Why the last shall be first and the first shall fade away


Being the first to innovate is rarely the road to riches many presume. Business history is paved with industries dominated by followers.

Do you remember Berkey or Ampex? Gablinger or Chux? Perhaps you should, because each of them occupies an important place in the history of product innovation. Berkey produced the first hand-held electronic calculators, Ampex the first video recorders, Gablinger developed the first low alcohol lagers, Chux sold the first disposable nappies.

Or perhaps you should not, because none of these companies made a commercial success of their innovations. Today the calculators we use are probably made by Casio, our video recorder comes from Matsushita: our low alcohol beer is Miller Lite, our diapers are made by Procter and Gamble. In each of these markets, the innovator was swept away.

As the future of EMI hangs in the balance, it is a good moment to recall that this company has one of the most remarkable records in innovation of any in the world. EMI was a pioneer in television, in computers, and its CAT scanner transformed radiography. It has not made any of these products for many years. Our televisions come from Sony, our computers from IBM or Dell, and GE is market leader in scanners.

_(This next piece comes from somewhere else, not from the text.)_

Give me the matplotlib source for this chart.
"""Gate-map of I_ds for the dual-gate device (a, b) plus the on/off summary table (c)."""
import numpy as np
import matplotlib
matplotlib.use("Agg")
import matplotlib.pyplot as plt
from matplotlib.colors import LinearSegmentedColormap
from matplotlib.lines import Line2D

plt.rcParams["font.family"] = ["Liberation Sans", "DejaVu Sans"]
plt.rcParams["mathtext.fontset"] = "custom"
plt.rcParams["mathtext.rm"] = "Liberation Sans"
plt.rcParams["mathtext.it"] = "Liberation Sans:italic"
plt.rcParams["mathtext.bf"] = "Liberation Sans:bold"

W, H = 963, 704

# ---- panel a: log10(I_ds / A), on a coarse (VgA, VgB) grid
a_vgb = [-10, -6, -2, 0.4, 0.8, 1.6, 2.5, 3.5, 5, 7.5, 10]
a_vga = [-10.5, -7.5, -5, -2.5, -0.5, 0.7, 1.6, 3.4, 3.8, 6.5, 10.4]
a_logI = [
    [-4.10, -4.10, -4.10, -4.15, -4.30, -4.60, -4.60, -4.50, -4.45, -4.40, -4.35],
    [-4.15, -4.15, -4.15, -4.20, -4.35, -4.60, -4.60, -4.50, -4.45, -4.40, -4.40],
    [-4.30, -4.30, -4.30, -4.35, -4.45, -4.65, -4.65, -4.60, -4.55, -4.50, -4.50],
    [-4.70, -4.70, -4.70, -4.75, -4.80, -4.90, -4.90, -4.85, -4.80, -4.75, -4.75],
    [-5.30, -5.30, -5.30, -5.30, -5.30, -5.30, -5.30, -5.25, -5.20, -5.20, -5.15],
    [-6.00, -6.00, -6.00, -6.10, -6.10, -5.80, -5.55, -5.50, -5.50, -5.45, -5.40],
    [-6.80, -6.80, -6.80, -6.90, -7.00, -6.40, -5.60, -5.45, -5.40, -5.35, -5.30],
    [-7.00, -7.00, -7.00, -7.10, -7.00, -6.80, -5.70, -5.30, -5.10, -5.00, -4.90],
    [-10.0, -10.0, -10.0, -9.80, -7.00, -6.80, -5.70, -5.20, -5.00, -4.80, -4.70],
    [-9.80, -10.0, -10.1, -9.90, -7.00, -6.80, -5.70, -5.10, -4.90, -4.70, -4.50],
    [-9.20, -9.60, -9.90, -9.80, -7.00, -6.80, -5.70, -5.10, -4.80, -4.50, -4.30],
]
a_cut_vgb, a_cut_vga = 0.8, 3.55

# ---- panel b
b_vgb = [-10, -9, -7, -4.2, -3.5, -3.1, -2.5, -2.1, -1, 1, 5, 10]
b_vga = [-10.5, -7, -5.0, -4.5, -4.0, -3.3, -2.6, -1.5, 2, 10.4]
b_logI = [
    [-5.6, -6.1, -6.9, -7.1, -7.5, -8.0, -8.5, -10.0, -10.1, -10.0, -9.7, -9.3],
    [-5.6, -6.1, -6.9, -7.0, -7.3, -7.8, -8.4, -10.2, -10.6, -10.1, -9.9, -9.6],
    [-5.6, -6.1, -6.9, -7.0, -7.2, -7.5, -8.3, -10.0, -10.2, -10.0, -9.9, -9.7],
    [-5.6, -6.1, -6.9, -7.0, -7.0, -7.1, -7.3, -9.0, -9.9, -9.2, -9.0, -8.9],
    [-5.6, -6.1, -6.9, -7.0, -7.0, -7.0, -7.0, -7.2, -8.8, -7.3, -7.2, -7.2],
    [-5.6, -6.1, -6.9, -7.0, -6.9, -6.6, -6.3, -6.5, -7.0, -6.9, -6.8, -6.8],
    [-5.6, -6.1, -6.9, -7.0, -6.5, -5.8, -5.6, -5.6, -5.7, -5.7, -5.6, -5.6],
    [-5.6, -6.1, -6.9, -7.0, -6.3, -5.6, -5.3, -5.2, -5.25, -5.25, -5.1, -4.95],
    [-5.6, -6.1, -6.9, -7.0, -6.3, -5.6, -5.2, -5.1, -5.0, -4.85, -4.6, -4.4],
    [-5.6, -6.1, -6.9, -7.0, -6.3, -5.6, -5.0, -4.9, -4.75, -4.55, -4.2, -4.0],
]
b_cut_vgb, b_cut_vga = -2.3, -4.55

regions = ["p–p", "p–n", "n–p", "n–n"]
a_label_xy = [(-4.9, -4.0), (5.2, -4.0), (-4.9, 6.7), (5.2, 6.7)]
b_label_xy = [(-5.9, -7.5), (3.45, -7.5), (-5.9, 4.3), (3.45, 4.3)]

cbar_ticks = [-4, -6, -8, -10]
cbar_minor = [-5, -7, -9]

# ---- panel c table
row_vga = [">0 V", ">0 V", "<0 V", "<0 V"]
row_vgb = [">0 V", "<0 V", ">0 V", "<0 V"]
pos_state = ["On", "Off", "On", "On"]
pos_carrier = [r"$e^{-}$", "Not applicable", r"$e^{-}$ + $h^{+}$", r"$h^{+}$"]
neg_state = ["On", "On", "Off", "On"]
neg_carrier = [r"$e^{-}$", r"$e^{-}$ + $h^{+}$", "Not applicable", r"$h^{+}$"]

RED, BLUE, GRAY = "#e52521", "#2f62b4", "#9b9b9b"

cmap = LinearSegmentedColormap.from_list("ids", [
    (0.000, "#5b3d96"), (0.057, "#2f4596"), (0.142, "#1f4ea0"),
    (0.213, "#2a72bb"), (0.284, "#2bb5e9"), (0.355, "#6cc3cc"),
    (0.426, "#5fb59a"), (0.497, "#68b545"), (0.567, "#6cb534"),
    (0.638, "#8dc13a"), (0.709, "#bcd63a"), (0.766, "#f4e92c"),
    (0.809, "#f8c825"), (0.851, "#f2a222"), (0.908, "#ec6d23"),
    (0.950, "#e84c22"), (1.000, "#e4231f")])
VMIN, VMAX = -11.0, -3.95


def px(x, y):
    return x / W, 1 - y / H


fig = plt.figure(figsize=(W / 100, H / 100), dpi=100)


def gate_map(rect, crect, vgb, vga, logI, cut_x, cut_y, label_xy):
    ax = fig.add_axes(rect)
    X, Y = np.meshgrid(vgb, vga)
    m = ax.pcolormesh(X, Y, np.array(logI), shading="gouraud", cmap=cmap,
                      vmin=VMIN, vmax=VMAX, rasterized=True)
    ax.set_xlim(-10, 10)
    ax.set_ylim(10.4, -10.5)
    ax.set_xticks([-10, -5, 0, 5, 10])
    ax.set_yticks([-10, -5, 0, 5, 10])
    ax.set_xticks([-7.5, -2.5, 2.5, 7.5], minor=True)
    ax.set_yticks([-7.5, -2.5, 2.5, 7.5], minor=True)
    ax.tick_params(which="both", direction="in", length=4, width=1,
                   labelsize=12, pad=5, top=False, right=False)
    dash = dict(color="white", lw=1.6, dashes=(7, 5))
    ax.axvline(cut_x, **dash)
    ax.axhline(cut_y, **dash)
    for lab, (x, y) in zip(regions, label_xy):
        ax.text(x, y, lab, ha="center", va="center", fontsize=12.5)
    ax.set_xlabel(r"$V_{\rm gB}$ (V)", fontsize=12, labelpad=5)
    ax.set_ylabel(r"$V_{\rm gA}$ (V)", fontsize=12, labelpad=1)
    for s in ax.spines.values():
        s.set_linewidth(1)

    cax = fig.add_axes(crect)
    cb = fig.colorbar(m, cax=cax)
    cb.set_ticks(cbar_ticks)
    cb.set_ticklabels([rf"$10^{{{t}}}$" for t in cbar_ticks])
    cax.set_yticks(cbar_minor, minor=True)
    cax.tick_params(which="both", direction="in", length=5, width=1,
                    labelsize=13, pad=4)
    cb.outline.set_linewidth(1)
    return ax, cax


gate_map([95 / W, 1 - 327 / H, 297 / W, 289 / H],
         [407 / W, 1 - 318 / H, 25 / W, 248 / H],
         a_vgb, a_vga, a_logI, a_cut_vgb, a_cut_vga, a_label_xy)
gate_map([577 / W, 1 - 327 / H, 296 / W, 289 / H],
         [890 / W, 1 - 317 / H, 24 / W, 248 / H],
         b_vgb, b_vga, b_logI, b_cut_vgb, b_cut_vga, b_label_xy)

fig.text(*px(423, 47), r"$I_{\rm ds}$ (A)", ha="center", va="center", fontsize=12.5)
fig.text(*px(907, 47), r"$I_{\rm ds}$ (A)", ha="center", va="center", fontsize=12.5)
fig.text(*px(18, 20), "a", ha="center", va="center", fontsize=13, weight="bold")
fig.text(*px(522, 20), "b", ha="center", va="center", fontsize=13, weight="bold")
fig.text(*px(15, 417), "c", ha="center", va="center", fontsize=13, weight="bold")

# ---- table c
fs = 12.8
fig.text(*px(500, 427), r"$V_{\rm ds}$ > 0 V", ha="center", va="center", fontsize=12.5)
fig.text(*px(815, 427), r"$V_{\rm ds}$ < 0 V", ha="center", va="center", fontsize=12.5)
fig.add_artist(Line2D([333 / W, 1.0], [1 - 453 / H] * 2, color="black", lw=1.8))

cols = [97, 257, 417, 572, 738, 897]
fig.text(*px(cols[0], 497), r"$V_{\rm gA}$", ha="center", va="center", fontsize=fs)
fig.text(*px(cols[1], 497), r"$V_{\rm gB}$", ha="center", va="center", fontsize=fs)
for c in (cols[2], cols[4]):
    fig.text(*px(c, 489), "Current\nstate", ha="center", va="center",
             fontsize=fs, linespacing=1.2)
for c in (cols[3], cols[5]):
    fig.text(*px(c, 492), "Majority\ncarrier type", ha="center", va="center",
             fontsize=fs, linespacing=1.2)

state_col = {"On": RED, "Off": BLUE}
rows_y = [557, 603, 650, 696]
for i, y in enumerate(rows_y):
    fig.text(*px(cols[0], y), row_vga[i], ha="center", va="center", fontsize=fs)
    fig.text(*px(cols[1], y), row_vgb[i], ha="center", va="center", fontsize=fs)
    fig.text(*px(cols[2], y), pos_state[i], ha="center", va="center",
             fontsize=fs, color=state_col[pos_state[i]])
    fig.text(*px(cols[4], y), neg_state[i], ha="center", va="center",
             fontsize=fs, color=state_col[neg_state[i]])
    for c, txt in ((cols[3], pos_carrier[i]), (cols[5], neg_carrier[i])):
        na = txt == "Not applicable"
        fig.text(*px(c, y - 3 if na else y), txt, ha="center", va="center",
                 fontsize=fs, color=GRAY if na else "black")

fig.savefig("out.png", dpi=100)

Xerox looks like an exception to this sorry catalogue. The company was first into the photocopier market, and even if its dominance was ultimately challenged by Canon it remains a large and successful company today. But Xerox was also a pioneer in fax machines and personal computers. Each of these products eventually proved to be a major success – but not for the Xerox Corporation.

As we all know, it was to be Apple which developed the personal computer market (although the first computer I bought, back in 1982, came from Sirius, an Exxon subsidiary. Where are they now?) But Apple’s leadership quickly disappeared when IBM came on the scene. Still, Apple then jumped ahead by introducing the graphical user interface. Their windows and mice brought personal computing within the reach of anyone. But it is Microsoft who do this for us now.

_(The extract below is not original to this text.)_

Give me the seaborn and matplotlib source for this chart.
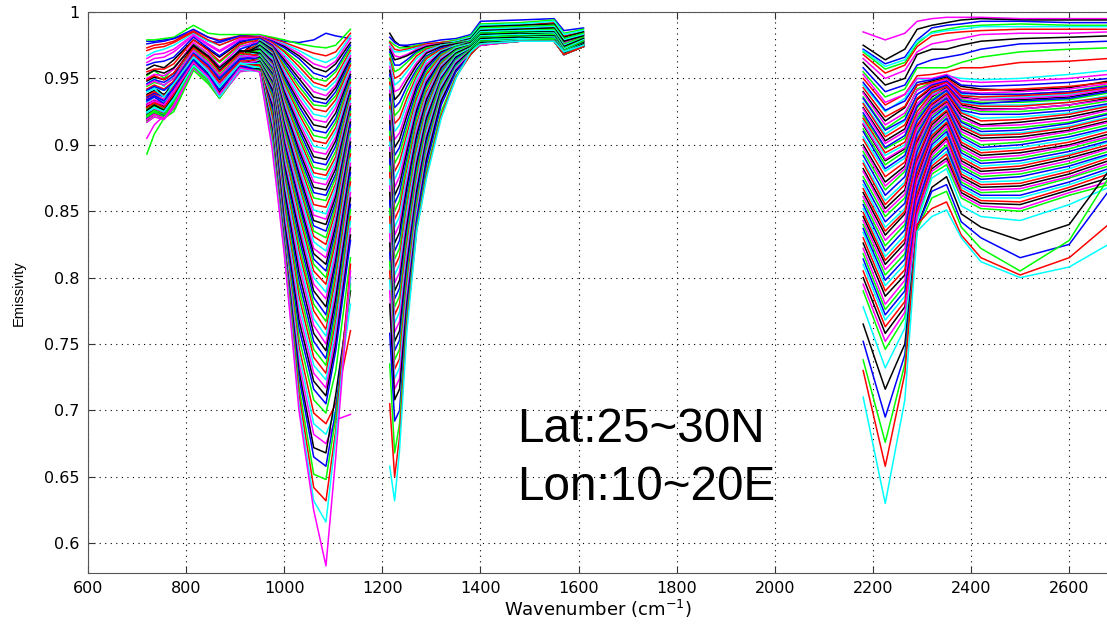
import numpy as np
import pandas as pd
import seaborn as sns
import matplotlib
matplotlib.use("Agg")
import matplotlib.pyplot as plt

# emissivity x 1000
wn_a = [720,735,755,775,815,845,868,910,950,975,1000,1030,1060,1085,1105,1135]
curves_a = [
[978,978,979,980,985,978,977,982,982,980,978,977,979,984,982,980],
[979,979,980,981,990,984,983,983,983,981,979,976,974,973,975,987],
[973,975,976,978,986,981,979,982,982,980,977,973,969,967,970,984],
[967,970,972,975,984,978,975,981,982,979,976,971,965,962,966,982],
[962,965,966,970,982,975,970,979,982,979,975,969,961,958,963,980],
[957,960,958,964,979,972,966,977,981,978,974,967,958,955,961,977],
[976,977,978,980,987,981,978,982,981,978,973,965,954,951,957,975],
[952,956,950,958,976,969,962,975,981,977,971,962,950,948,955,973],
[971,973,974,977,985,979,975,981,981,977,970,959,947,944,951,971],
[946,950,944,953,973,965,957,972,980,976,968,956,944,941,948,969],
[965,968,969,972,983,976,971,980,980,976,966,953,940,937,945,967],
[941,944,937,948,970,961,952,968,980,975,964,950,936,934,943,965],
[960,962,963,966,981,973,967,978,980,975,962,947,933,931,940,963],
[936,939,931,943,968,958,947,965,979,974,960,944,930,929,937,961],
[955,957,957,961,979,971,963,976,979,974,958,941,927,925,934,960],
[930,934,926,938,965,955,943,963,979,973,956,938,923,921,931,957],
[950,953,952,957,977,969,959,974,978,972,954,935,919,917,928,955],
[925,929,922,933,962,952,939,960,978,972,952,932,915,913,924,953],
[946,949,947,952,975,966,955,972,977,971,950,929,911,909,920,951],
[918,923,923,930,960,950,937,958,977,970,948,926,907,905,917,949],
[942,945,942,948,973,963,951,969,976,970,946,923,903,901,913,947],
[932,936,934,940,968,958,946,965,976,969,944,920,899,897,910,945],
[905,915,922,927,958,948,936,957,975,968,942,917,895,893,906,943],
[938,941,938,944,971,961,949,967,975,968,940,914,891,889,903,941],
[928,932,928,937,966,955,942,962,974,967,938,911,887,885,899,939],
[893,908,920,925,956,946,935,956,974,966,936,908,883,881,895,937],
[935,938,934,941,969,959,947,965,973,965,934,905,879,877,891,935],
[924,928,925,933,963,953,940,960,973,965,932,902,876,874,888,933],
[931,934,931,938,967,957,945,963,972,964,930,899,872,870,885,931],
[948,951,949,954,974,966,956,970,972,963,928,896,868,866,882,929],
[920,925,923,931,961,951,938,958,971,962,926,893,864,862,878,927],
[944,947,945,950,972,963,953,968,971,961,924,890,860,858,875,925],
[927,931,929,936,965,955,943,961,970,961,922,887,855,853,871,923],
[940,943,941,946,970,961,950,966,970,960,920,884,851,848,868,921],
[922,926,924,932,962,952,939,959,969,959,918,881,847,844,864,919],
[953,956,954,958,975,967,958,971,969,958,916,878,843,840,861,917],
[936,939,936,942,968,958,947,964,968,958,914,875,839,835,857,915],
[918,924,922,930,960,950,937,958,968,957,912,872,835,830,854,912],
[949,952,949,954,973,965,955,969,967,956,909,869,831,825,850,910],
[933,936,933,939,966,957,945,962,967,955,907,866,827,820,846,908],
[945,948,945,950,971,962,952,967,966,954,905,862,822,815,843,905],
[929,933,930,936,964,954,942,960,966,954,902,858,818,810,839,902],
[941,944,941,947,969,960,950,965,965,953,900,855,814,805,835,899],
[926,929,926,934,962,952,940,959,965,952,897,851,810,800,831,896],
[937,940,937,944,968,958,947,963,964,951,894,847,805,795,827,893],
[922,926,923,931,960,950,938,958,964,950,891,843,800,789,822,890],
[934,937,934,941,966,956,945,961,963,949,888,839,795,784,818,886],
[919,923,921,929,959,948,936,956,963,948,885,835,790,778,813,883],
[930,933,930,938,964,954,943,960,962,947,882,830,785,772,809,879],
[917,921,920,927,958,947,935,956,962,946,879,825,780,767,804,875],
[927,930,927,935,963,953,941,959,961,945,876,820,775,761,799,872],
[933,936,932,939,965,955,944,961,961,944,873,815,769,756,794,868],
[924,927,924,933,961,951,940,958,960,943,869,810,764,750,789,864],
[930,933,929,937,964,954,942,960,960,942,866,804,758,745,784,860],
[921,925,922,931,960,950,938,957,959,940,862,798,752,739,778,855],
[927,930,927,935,962,952,941,959,959,938,858,792,746,734,773,851],
[919,923,920,929,959,949,937,956,958,936,854,786,740,728,767,846],
[925,928,925,933,961,951,940,958,958,934,850,780,734,723,762,842],
[917,921,919,928,958,948,936,955,957,932,846,774,728,717,756,837],
[923,926,923,932,960,950,939,957,957,930,842,768,722,711,750,832],
[933,936,931,939,964,953,943,960,956,928,838,762,716,705,745,828],
[921,925,921,931,959,949,938,956,956,925,834,755,708,698,730,815],
[928,932,928,938,963,952,940,960,960,922,832,748,698,690,705,760],
[940,942,936,946,966,955,943,961,958,918,830,742,690,682,700,780],
[919,923,920,930,958,948,937,956,956,915,828,736,682,675,693,697],
[926,930,926,936,961,950,939,958,957,912,826,730,672,668,712,790],
[934,937,933,943,964,952,941,959,956,910,826,725,665,658,700,800],
[922,926,923,933,959,948,937,957,956,908,824,718,652,648,695,795],
[930,933,930,940,962,951,938,958,955,905,822,712,642,632,685,810],
[924,928,925,935,960,950,936,957,955,902,820,705,632,616,680,800],
[930,933,930,940,962,951,938,958,955,898,818,700,625,583,665,805],
]

wn_b = [1215,1225,1235,1250,1270,1290,1320,1350,1380,1400,1480,1550,1570,1610]
curves_b = [
[984,978,975,974,974,975,977,978,980,985,987,988,978,983],
[981,977,975,975,976,977,979,980,983,993,994,995,986,988],
[978,975,973,973,975,976,977,979,982,991,992,994,984,987],
[977,972,971,972,974,976,977,978,981,988,990,992,982,985],
[975,970,970,971,973,975,976,978,981,990,991,993,983,986],
[974,967,966,968,972,975,976,977,980,986,989,990,980,984],
[972,964,965,967,971,974,976,977,980,989,990,991,981,985],
[970,960,960,964,970,973,975,977,979,984,988,989,979,983],
[968,955,957,962,969,973,975,977,979,988,989,990,980,984],
[965,950,952,958,967,972,975,976,979,983,987,988,978,982],
[962,945,948,955,965,971,975,976,979,987,988,989,979,983],
[959,940,942,951,962,970,974,976,978,982,986,987,977,981],
[956,934,938,948,960,969,974,976,978,986,987,988,978,982],
[953,928,932,944,957,967,973,975,978,981,985,986,976,980],
[950,922,926,940,955,966,972,975,978,985,986,987,976,981],
[947,916,920,935,952,965,972,975,977,980,984,985,975,979],
[944,910,915,931,950,963,971,975,977,985,986,986,975,980],
[941,904,909,926,947,961,970,974,977,979,984,984,974,979],
[938,898,904,922,944,959,970,974,977,984,985,985,974,980],
[935,892,898,917,941,957,969,974,976,979,983,984,973,978],
[932,886,893,913,938,955,968,974,976,984,985,984,973,979],
[929,880,887,908,935,953,967,973,976,978,983,983,972,978],
[926,874,882,904,932,951,966,973,976,983,984,984,972,979],
[922,868,876,899,929,949,965,972,975,978,982,983,971,977],
[918,862,870,895,926,947,964,972,975,983,984,983,971,978],
[914,856,864,890,923,945,963,971,975,977,982,982,971,977],
[910,850,858,886,920,943,962,971,975,982,983,983,971,978],
[906,844,852,881,916,940,961,970,974,977,981,982,970,976],
[902,838,846,877,913,938,960,970,974,982,983,982,970,977],
[898,832,840,872,910,936,959,969,974,976,981,981,970,976],
[894,826,834,868,907,934,958,969,974,981,982,982,970,977],
[889,820,828,863,903,931,956,968,973,976,980,981,969,975],
[884,814,822,858,900,929,955,968,973,981,982,981,970,976],
[879,808,816,853,896,927,954,967,973,976,980,980,969,975],
[874,802,810,849,893,925,953,967,973,980,981,981,970,976],
[869,796,804,844,889,922,951,966,972,975,980,980,969,975],
[864,790,798,839,886,920,950,966,972,980,981,980,969,976],
[858,784,792,834,882,917,949,965,972,975,979,980,969,975],
[852,778,786,830,879,915,948,964,972,979,980,980,969,975],
[846,772,780,825,875,912,946,963,971,975,979,979,968,974],
[840,766,774,820,872,910,945,963,971,979,980,979,969,975],
[833,759,767,815,868,907,943,962,971,975,979,979,968,974],
[826,752,760,810,865,905,942,961,971,978,979,979,969,975],
[819,745,753,805,861,902,940,960,970,975,978,979,968,974],
[812,738,746,800,857,899,939,959,970,978,979,979,968,975],
[805,731,739,795,853,896,937,958,969,975,978,978,968,974],
[798,724,732,790,850,894,936,958,969,977,979,978,968,974],
[790,716,724,785,846,891,934,957,969,975,978,978,968,974],
[780,708,716,780,843,889,933,956,968,977,978,978,968,974],
[758,692,700,775,842,885,930,955,968,976,978,978,968,974],
[735,668,690,770,838,880,925,952,968,976,978,978,968,974],
[705,650,680,765,836,877,922,951,968,976,978,978,968,974],
[658,632,670,760,835,875,920,950,970,976,978,978,970,975],
]

wn_c = [2180,2225,2265,2290,2320,2350,2380,2420,2500,2600,2680]
curves_c = [
[985,979,984,993,995,996,996,996,995,995,995],
[975,964,972,987,990,992,994,995,994,994,994],
[972,961,966,979,988,990,991,993,993,992,992],
[970,957,962,976,985,987,989,990,991,990,990],
[968,954,960,974,982,984,985,986,987,987,987],
[971,959,964,978,984,986,987,989,989,989,989],
[965,950,956,970,976,978,980,983,984,984,985],
[962,945,950,968,972,972,975,978,980,981,982],
[958,940,945,960,964,966,968,972,976,977,978],
[955,936,942,958,958,958,962,966,970,972,973],
[950,930,938,952,953,955,958,958,962,963,965],
[945,925,935,950,948,952,950,949,950,953,956],
[953,932,938,950,950,953,948,947,948,950,953],
[940,918,928,945,948,951,944,942,941,943,948],
[947,926,933,947,949,952,945,944,945,947,950],
[936,912,922,942,947,950,940,938,938,940,945],
[943,921,929,945,947,950,942,941,942,944,947],
[932,908,918,938,945,948,938,936,936,938,943],
[939,915,924,941,946,949,940,939,940,942,946],
[928,903,912,934,943,947,936,934,934,936,941],
[935,911,919,938,945,948,939,938,938,940,944],
[922,897,905,928,940,945,934,932,932,934,939],
[931,906,915,935,944,947,937,936,937,939,943],
[918,892,900,925,938,943,932,930,930,932,937],
[927,901,910,931,942,946,935,934,935,937,942],
[915,888,897,922,936,943,930,927,927,930,935],
[924,898,907,929,941,945,933,931,933,935,940],
[912,885,895,920,934,942,928,925,925,928,933],
[920,894,902,925,939,944,931,929,929,932,936],
[906,880,890,918,932,940,925,920,921,924,930],
[916,889,898,922,937,942,929,926,927,930,934],
[900,872,884,914,930,938,922,915,917,921,927],
[910,882,892,918,933,941,926,923,923,926,931],
[895,866,880,910,928,936,918,912,913,917,924],
[904,876,887,915,931,939,924,918,919,923,929],
[888,858,872,905,926,934,915,908,909,914,921],
[898,869,882,912,929,937,920,914,915,919,926],
[882,852,866,902,924,932,912,905,906,911,918],
[892,862,876,908,927,935,917,910,911,916,923],
[876,846,860,898,922,930,908,900,902,908,915],
[886,855,870,904,925,933,914,907,908,913,920],
[870,838,852,892,918,928,904,896,898,904,912],
[880,849,863,900,923,931,910,903,904,910,917],
[864,832,848,888,915,925,900,892,894,900,908],
[873,842,856,895,920,929,906,898,900,906,913],
[858,824,840,884,912,922,896,888,890,897,905],
[867,835,850,890,917,926,902,894,896,902,910],
[852,816,832,880,908,919,892,884,886,893,902],
[861,828,843,886,913,923,898,890,892,899,906],
[846,810,826,875,905,916,888,880,882,890,898],
[855,820,836,882,910,920,894,886,888,895,903],
[840,802,818,870,902,912,884,876,878,886,895],
[849,813,829,878,907,917,890,882,884,892,900],
[834,794,810,865,898,908,880,872,873,882,892],
[843,806,822,873,903,914,886,878,880,888,897],
[826,786,802,860,894,905,876,868,869,878,888],
[837,798,814,868,900,910,882,874,876,884,893],
[818,776,794,855,890,900,872,864,865,875,884],
[830,790,806,863,896,906,878,870,871,880,890],
[810,768,786,852,886,895,868,860,860,870,880],
[822,780,798,858,892,903,874,866,867,876,886],
[800,758,778,848,882,890,864,856,855,866,875],
[814,772,790,854,888,898,870,862,862,872,882],
[790,746,770,845,878,885,860,852,850,862,870],
[805,763,782,850,884,893,866,858,857,868,878],
[778,732,762,842,875,882,854,846,843,855,868],
[795,752,774,847,880,888,862,854,852,864,872],
[765,716,750,838,868,876,848,838,828,840,880],
[752,695,742,838,865,870,842,830,815,825,865],
[738,676,735,836,860,865,838,822,805,828,875],
[730,658,728,840,852,857,832,815,802,815,840],
[710,630,708,835,846,851,830,812,800,808,825],
]

line_colors = ["blue", "lime", "red", "cyan", "magenta", "black"]
x_ticks = [600,800,1000,1200,1400,1600,1800,2000,2200,2400,2600]
y_ticks = [0.6,0.65,0.7,0.75,0.8,0.85,0.9,0.95,1]
y_labels = ["0.6","0.65","0.7","0.75","0.8","0.85","0.9","0.95","1"]

rows = []
curve_id = 0
for wn, curves in [(wn_a, curves_a), (wn_b, curves_b), (wn_c, curves_c)]:
    for c in curves:
        for w, v in zip(wn, c):
            rows.append((curve_id, w, v / 1000))
        curve_id += 1
df = pd.DataFrame(rows, columns=["curve", "wavenumber", "emissivity"])
pal = [line_colors[i % 6] for i in range(curve_id)]

fig = plt.figure(figsize=(11.07, 6.25), dpi=100)
ax = fig.add_axes([88/1107, 1-573/625, 1019/1107, 561/625])
sns.lineplot(data=df, x="wavenumber", y="emissivity", hue="curve", palette=pal,
             estimator=None, sort=False, legend=False, lw=1.1, ax=ax, zorder=3)
ax.set_xlim(600, 2677)
ax.set_ylim(0.5776, 1.0)
ax.set_xticks(x_ticks)
ax.set_yticks(y_ticks)
ax.set_yticklabels(y_labels)
ax.grid(True, color="black", linestyle=(0, (1, 4)), lw=0.8)
ax.tick_params(direction="in", length=5, top=True, color="#333333", labelsize=11.5, pad=6)
ax.spines["right"].set_visible(False)
for s in ["left", "bottom", "top"]:
    ax.spines[s].set_color("#555555")
ax.set_xlabel("Wavenumber (cm$^{-1}$)", fontsize=13, labelpad=1)
ax.set_ylabel("")
fig.text(19/1107, 1-293/625, "Emissivity", rotation=90, family="Liberation Sans",
         fontsize=10.5, ha="center", va="center")
fig.text(517/1107, 1-430/625, "Lat:25~30N", family="Liberation Sans", fontsize=34.3, va="center")
fig.text(517/1107, 1-488/625, "Lon:10~20E", family="Liberation Sans", fontsize=34.3, va="center")
fig.savefig("out.png", dpi=100)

The business world is not very kind to pioneers. Contrast EMI’s experience with that of Britain’s most successful company of the last two decades – Glaxo. Each had, in the 1970’s, a product which would ultimately take the US health care market by storm. Both the CAT scanner and anti-ulcerants were to win Nobel prizes for the British scientists who invented them.

But there the similarities end. EMI were proud to employ Geoffrey Houndsfield, who invented the scanner. They established a US distribution network and manufacturing facility to exploit his innovation. And were quickly crushed by the superior political, marketing and technical skills of GE.

James Black, who developed anti-ulcerants, did not work for Glaxo, but for Smith Kline. Glaxo’s Zantac was an imitative product, second to market. US distribution was initially contracted out to Hoffman la Roche, the only foreign-owned drug company previously to have engaged major success in US distribution. The superior marketing skills of Glaxo and its partners enabled Zantac to overtake Smith Kline’s Tagamet and became the world’s best selling drug. Glaxo’s achievement was based not on the speed or quality of their innovation but on their commercial skills in exploiting it.

What is true of technical innovation is also true of innovation in business process. Direct Line is inevitably and predictably losing market share to johnny-come-lately established insurers. American Express may have pioneered plastic money, but it was to be Citibank, Bank of America and even Sears Roebuck who were to capture the market with Mastercard, Visa and Discover. Next and Ratners identified unexploited market niches – fashionable clothing for older women and jewellery cheaper than you imagined buying – only to find that established retailers could do the same job at least as well.

And what we see as a first mover advantage is often only that because we now think of the successful innovator as the first mover. Many spreadsheet programmes were developed in he 1980’s, and Lotus succeeded not because it was the first or the best but because it was the product available at the moment the market was ready to take off. Even if you know how a market will develop, timing is a matter of luck – or of quite exceptional skill.

There are two closely related lessons. One is that being first is not often very important. The other is that innovation is rarely a source of competitive advantage on its own. Individuals, and small firms, can make a great deal of money out of good new ideas. The success of large established corporations – Matsushita, Philip Morris, IBM or General Electric – is generally based on other things: their distribution capability, their depth of technical expertise, then marketing stalls. And time and again these characteristics enable them to develop the innovative concept far more effectively than the innovators themselves.

This is not to say that there is no role in business for the great innovator. After all, General Electric was built on the extraordinary fecundity of Thomas Edison’s mind, the Ford Motor company on the abilities of its eponymous founder. The imagination of Walt Disney created a company which is still without parallel or rival. Perhaps Akito Monta of Sony occupies a similar place in the annals of modern business. However, while many chief executives may see themselves as Edisons, or Fords, Disneys or Moritas, not many actually are. Genius is indeed a source of competitive advantage, but necessarily a rare one. So when you are told that the key to the future business success is to see the future more quickly or more clearly than other people, ask which established cases in business history illustrate the point. And try to remember Berkey and Ampex, Gablinger and Chux.